WINSTON-SALEM, N.C. — The Pentagon’s new policy of allowing women in combat jobs has raised new questions about an issue that the U.S. Supreme Court settled 22 years ago. Should young women be required to register with the U.S. Selective Service System just as young men do?
The U.S. Department of Defense issued a Jan. 24 memo that will give more women an opportunity serve in combat roles and military jobs that had been reserved only for men.
In a 6-3 vote in 1981, the Supreme Court ruled that because women were not allowed in combat, only men were legally required to register with the government under the Military Selective Service Act.
The selective service system has the names and addresses of nearly 15 million men ages 18 to 25 in its files, according to the agency’s website. The military is currently all-volunteer, so the service, once called ‘the draft,” isn’t used.
Richard Flahavan, a spokesman for the selective service system, said Congress would likely change the law and require women to register because the Pentagon has allowed women in combat roles. However, no bill has been introduced in Congress to do that, he said.
Several students at Forsyth Technical Community College and Winston-Salem State University had mixed views last week about whether women should be legally required to register for selective service if the country has an emergency and Congress and President Barack Obama start a new draft.
Celicia Davis of Advance, the founder and adviser of the Student Veterans Association at Forsyth Tech, said she supports women registering for selective service.
“I think all people should serve,’ said Davis, who served as an Army specialist at Fort Bragg. “Our country was founded on freedom, and freedom isn’t free.”
Nolan West, a 17-year-old student at FTCC, said women should not be required to sign up for a draft.
“If we need troops, men can be there,” West said. “We need women in civilian jobs.”
Forsyth Tech student Ema Seferovic, 16, of Kernersville disagreed, saying that women should be included in any draft.
“It’s an equality thing,” Seferovic said. “What makes men more qualified to fight in a war?”
Jade Gray of Winston-Salem, a 16-year-old FTCC student, agreed with Seferovic. Women registering for a draft and fighting in combat are steps toward equality for men and women, Gray said.
“It is hypocritical to fight for women’s equality and for women not to go through a draft,” she said.
FTCC student Thomas Hiott, 18, of Lewisville, said he has registered with the selective service system.
“I know it’s the law for men, but women should have a choice,” Hiott said.
However, Denise Evans, 45, a Forsyth Tech student, said Congress shouldn’t require women to register for a draft because women can volunteer to join the military.

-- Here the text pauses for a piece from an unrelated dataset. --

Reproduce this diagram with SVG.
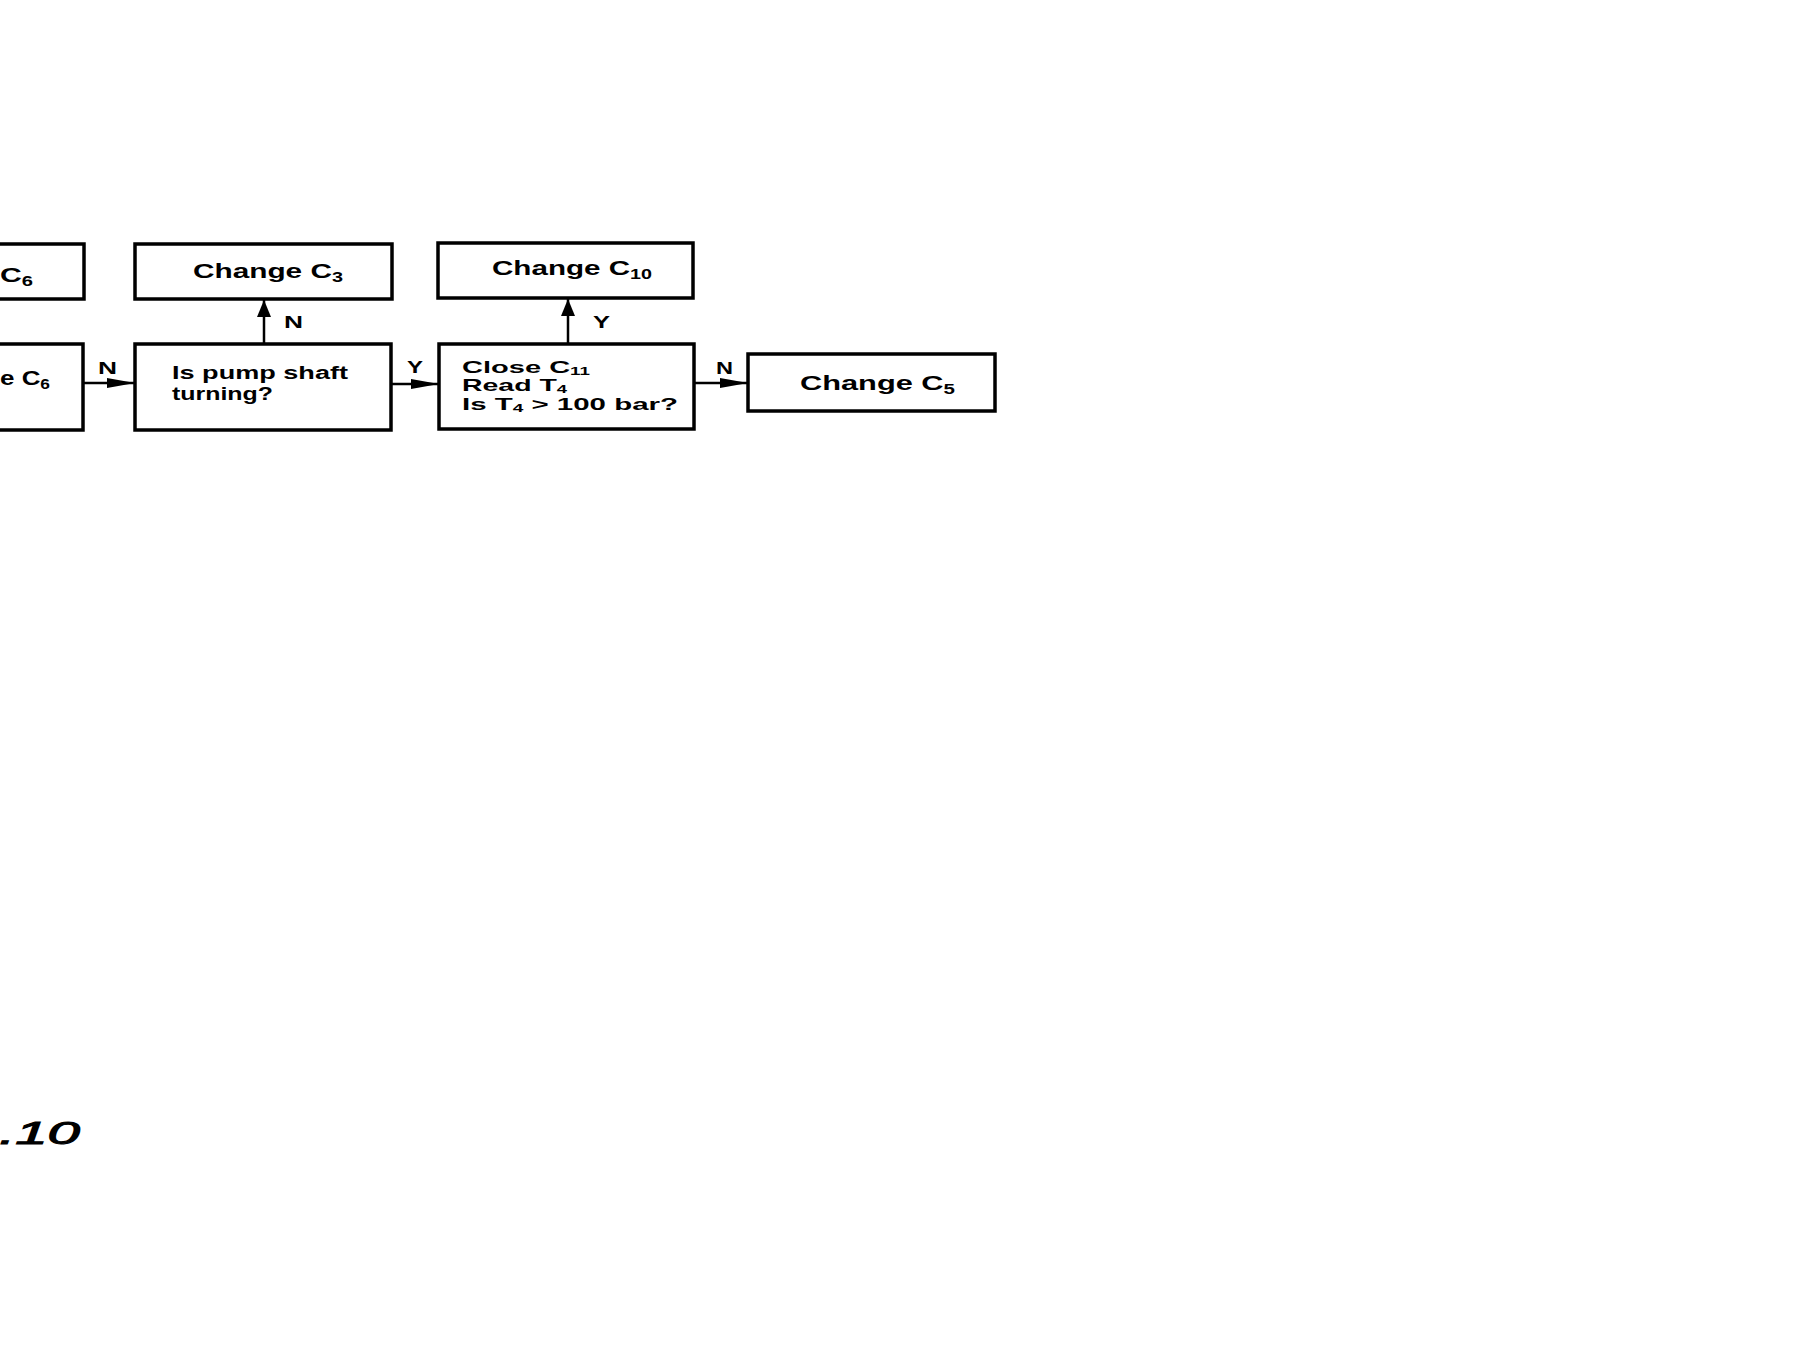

“Men can’t have children,” Evans said. “They should be required to register with selective service.”
At WSSU, Karissa Nelson, a 21-year-old senior from Charlotte, said female registration with the selective service is the wrong approach.

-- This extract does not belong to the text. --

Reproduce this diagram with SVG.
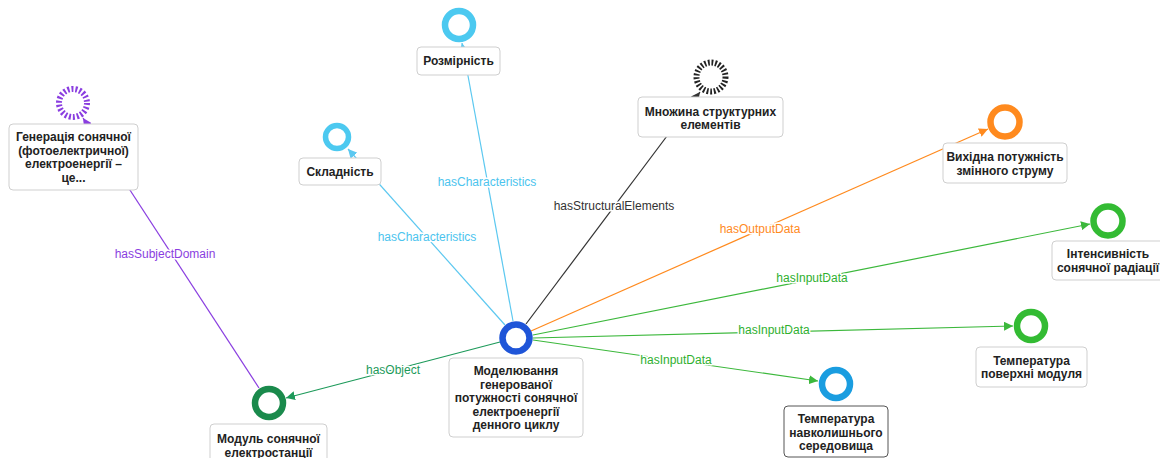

“I wouldn’t do that for me or my future children,” Nelson said. ‘I’m not saying that women can’t be in the military and be capable of going into combat and a war. But there are other options available.”
Theophilus Woodley, 23, a WSSU senior from Charlotte, said he has registered with the selective service, but he has mixed views on whether women should do the same.
“I know a lot of women who enjoy being in the military service,” Woodley said. “They reap the same benefits as men. If it came down to it, they would take men before women if a huge war started.”